Ioannis Lassithiotakis
He was born in Heraklion, Crete in 1956. He first studied at the Vakalo Art & Design College and continued his studies at the Accademia di Belle Arti in Florence.
Since his first solo exhibition (Dada gallery, 1981), and by the mid-1980s, his works revealed a search for an artistic language of a neoexpressionist orientation, combining painting with collage or polyester sculpture constructions, usually anthropomorphic. The next stages of his career reveal an ongoing research on the visual media and the stimuli that dictate his themes.

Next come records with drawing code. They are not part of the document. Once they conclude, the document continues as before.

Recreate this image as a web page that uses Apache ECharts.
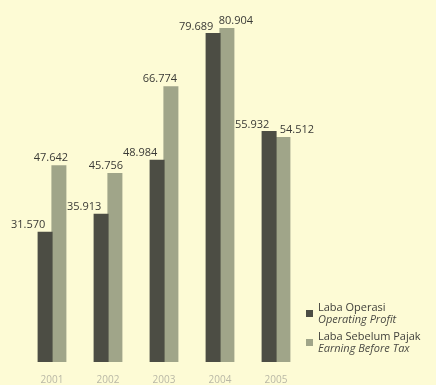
<!DOCTYPE html>
<html>
<head>
<meta charset="utf-8">
<script src="https://cdn.jsdelivr.net/npm/echarts@6/dist/echarts.min.js"></script>
<style>
html,body{margin:0;padding:0;background:#fdfbd5;}
#c{width:436px;height:385px;}
</style>
</head>
<body>
<div id="c"></div>
<script>
const years = ['2001', '2002', '2003', '2004', '2005'];
const operatingProfit = [31570, 35913, 48984, 79689, 55932];
const earningBeforeTax = [47642, 45756, 66774, 80904, 54512];
const seriesNamesId = ['Laba Operasi', 'Laba Sebelum Pajak'];
const seriesNamesEn = ['Operating Profit', 'Earning Before Tax'];

const ebtLabelShiftX = [-8, -9, -11, 9, 14];

function fmt(v) {
  return String(v).replace(/\B(?=(\d{3})+(?!\d))/g, '.');
}

const chart = echarts.init(document.getElementById('c'));
const font = '"Open Sans", "Noto Sans", sans-serif';
chart.setOption({
  backgroundColor: '#fdfbd5',
  animation: false,
  grid: { left: 24, right: 132, top: 11, bottom: 22 },
  xAxis: {
    type: 'category',
    data: years,
    axisLine: { show: false },
    axisTick: { show: false },
    axisLabel: { color: '#b9b8a6', fontSize: 10, fontFamily: font, margin: 13 }
  },
  yAxis: {
    type: 'value',
    min: 0, max: 85000,
    show: false,
    splitLine: { show: false }
  },
  legend: {
    orient: 'vertical',
    left: 301, top: 297,
    itemWidth: 7, itemHeight: 7,
    itemGap: 6,
    icon: 'rect',
    data: seriesNamesId,
    formatter: function (name) {
      const i = seriesNamesId.indexOf(name);
      return '{a|' + name + '}\n{b|' + seriesNamesEn[i] + '}';
    },
    textStyle: {
      rich: {
        a: { fontSize: 11, color: '#3f3f3a', fontFamily: font, lineHeight: 12 },
        b: { fontSize: 11, color: '#4a4a44', fontStyle: 'italic', fontFamily: font, lineHeight: 12 }
      }
    }
  },
  series: [
    {
      name: seriesNamesId[0],
      type: 'bar',
      data: operatingProfit,
      barWidth: 15,
      barGap: '-8%',
      z: 3,
      itemStyle: { color: '#4c4d44' },
      label: {
        show: true, position: 'top', offset: [-17, 4],
        fontSize: 11, color: '#3a3a36', fontFamily: font,
        formatter: p => fmt(p.value)
      }
    },
    {
      name: seriesNamesId[1],
      type: 'bar',
      data: earningBeforeTax.map((v, i) => ({
        value: v,
        label: { offset: [ebtLabelShiftX[i], 3] }
      })),
      barWidth: 15,
      z: 2,
      itemStyle: { color: '#a0a589' },
      label: {
        show: true, position: 'top',
        fontSize: 11, color: '#3a3a36', fontFamily: font,
        formatter: p => fmt(p.value)
      }
    }
  ]
});
</script>
</body>
</html>
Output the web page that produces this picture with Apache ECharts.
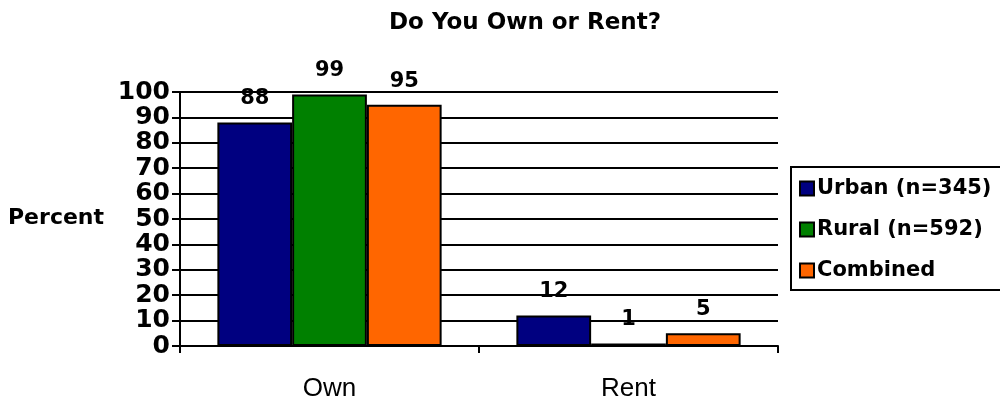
<!DOCTYPE html>
<html><head><meta charset="utf-8">
<script src="https://cdn.jsdelivr.net/npm/echarts@6/dist/echarts.min.js"></script>
<style>html,body{margin:0;padding:0;background:#fff}#c{width:1000px;height:402px}</style>
</head><body><div id="c"></div>
<script>
const categories = ['Own', 'Rent'];
const urban = [88, 12];
const rural = [99, 1];
const combined = [95, 5];
const seriesNames = ['Urban (n=345)', 'Rural (n=592)', 'Combined'];
const colors = ['#000080', '#008000', '#FF6600'];

const bold = 'DejaVu Sans, Liberation Sans, Arial, sans-serif';
const reg = 'Liberation Sans, Arial, sans-serif';
const chart = echarts.init(document.getElementById('c'));
const mk = (name, data, color) => ({
  name, type: 'bar', data,
  barGap: '0%', barCategoryGap: '25%',
  itemStyle: { color, borderColor: '#000', borderWidth: 2 },
  label: { show: true, position: 'top', distance: 13, color: '#000', fontFamily: bold, fontWeight: 'bold', fontSize: 21 }
});
chart.setOption({
  animation: false,
  title: { text: 'Do You Own or Rent?', left: 520, top: 7, textAlign: 'center',
    textStyle: { fontFamily: bold, fontWeight: 'bold', fontSize: 23, color: '#000' } },
  graphic: [
    { type: 'text', left: 8, top: 207, style: { text: 'Percent', fontFamily: bold, fontWeight: 'bold', fontSize: 22, fill: '#000' } },
    { type: 'rect', shape: { x: 791, y: 167, width: 240, height: 123 }, style: { fill: 'none', stroke: '#000', lineWidth: 2 }, z: 10 }
  ],
  legend: {
    orient: 'vertical', left: 790, top: 166, padding: [12, 10, 10, 9],
    itemWidth: 14, itemHeight: 14, itemGap: 20, icon: 'rect',
    textStyle: { fontFamily: bold, fontWeight: 'bold', fontSize: 21, color: '#000', padding: [0,0,0,-2] }
  },
  grid: { left: 180, right: 222, top: 92, bottom: 56, containLabel: false },
  xAxis: {
    type: 'category', data: categories,
    axisLine: { lineStyle: { color: '#000', width: 2 } },
    axisTick: { show: true, length: 7, lineStyle: { color: '#000', width: 2 } },
    axisLabel: { margin: 30, fontFamily: reg, fontSize: 26, color: '#000' }
  },
  yAxis: {
    type: 'value', min: 0, max: 100, interval: 10,
    axisLine: { show: true, lineStyle: { color: '#000', width: 2 } },
    axisTick: { show: true, length: 8, lineStyle: { color: '#000', width: 2 } },
    splitLine: { lineStyle: { color: '#000', width: 2 } },
    axisLabel: { margin: 10, fontFamily: bold, fontWeight: 'bold', fontSize: 25, color: '#000',
      showMinLabel: true, showMaxLabel: true, hideOverlap: false }
  },
  series: [mk(seriesNames[0], urban, colors[0]), mk(seriesNames[1], rural, colors[1]), mk(seriesNames[2], combined, colors[2])]
});
</script></body></html>
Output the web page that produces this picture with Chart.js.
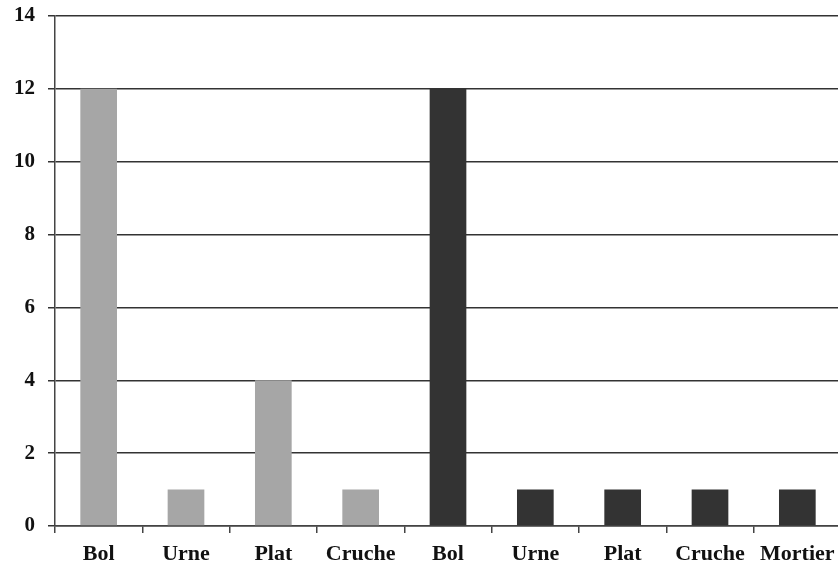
<!DOCTYPE html>
<html>
<head>
<meta charset="utf-8">
<script src="https://cdn.jsdelivr.net/npm/chart.js@4"></script>
<style>
  html, body { margin: 0; padding: 0; background: #fff; overflow: hidden; }
  #wrap { width: 838px; height: 568px; overflow: hidden; }
</style>
</head>
<body>
<div id="wrap"><canvas id="chart" width="844" height="568"></canvas></div>
<script>
const categories = ["Bol", "Urne", "Plat", "Cruche", "Bol", "Urne", "Plat", "Cruche", "Mortier"];
const values = [12, 1, 4, 1, 12, 1, 1, 1, 1];
const barColors = ["#a6a6a6", "#a6a6a6", "#a6a6a6", "#a6a6a6", "#333333", "#333333", "#333333", "#333333", "#333333"];
const yTicks = [0, 2, 4, 6, 8, 10, 12, 14];

const ctx = document.getElementById("chart");
new Chart(ctx, {
  type: "bar",
  data: {
    labels: categories,
    datasets: [
      {
        data: values,
        backgroundColor: barColors,
        borderWidth: 0,
        barPercentage: 0.42,
        categoryPercentage: 1,
      },
    ],
  },
  options: {
    responsive: false,
    animation: false,
    layout: { padding: { top: 16, right: 3, left: 0, bottom: 0 } },
    plugins: { legend: { display: false }, tooltip: { enabled: false } },
    scales: {
      x: {
        grid: { drawOnChartArea: false, color: "#444", tickLength: 7, lineWidth: 1.5 },
        border: { color: "#444", width: 1.5 },
        ticks: { color: "#111", padding: 8, font: { family: "Liberation Serif", size: 22, weight: "bold" } },
        afterFit: (scale) => { scale.height = 42; },
      },
      y: {
        min: 0,
        max: 14,
        afterBuildTicks: (scale) => { scale.ticks = yTicks.map((v) => ({ value: v })); },
        grid: { color: "#333", tickLength: 7, lineWidth: 1.5 },
        border: { color: "#444", width: 1.5 },
        ticks: { color: "#111", padding: 13, font: { family: "Liberation Serif", size: 21, weight: "bold" } },
        afterFit: (scale) => {
          scale.width = 55;
          scale.paddingTop = 0;
          scale.paddingBottom = 0;
        },
      },
    },
  },
});
</script>
</body>
</html>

For a while he returns to a two-dimensional painting with abstract elements, and then focuses on the concepts of space and time (Weathervanes, 1993; Tales of the Wind, 1996), once again utilizing space and inserted material. He introduces existential references in his painting (Subconscious games, 1999; Imaginary autobiography, 2002), or draws inspiration on Persian miniatures (The Prince’s mask, 2003).
Through all these explorations, he is eventually led to a painting focused on human presence, with images based mainly on photographs of familiar faces. Through a distinctive use of colour, he manages to emphasize the sometimes psychological, and other times metaphysical aspect of figures (Days on earth, 2009; Faces, 2012).
Since 1983, he teaches at the Athens Technological Educational Institute (TEI), where he is currently Associate Professor in the Department of Graphic Design.
He has presented his work in solo exhibitions in Athens, Patras, Thessaloniki and on Crete. He participated in many group exhibitions in Greece and abroad (Australia, Belgium, U.S.A., Japan, South Africa), counting most notably the 2nd Biennale of Young European Artists of the Mediterranean (Thessaloniki, 1986), the Osaka Triennial (Japan, 1996) and the 4th International Biennale of Sarjah (U.A.E., 1999), where he won the 2nd painting prize. A monograph on his oeuvre was published in 2007.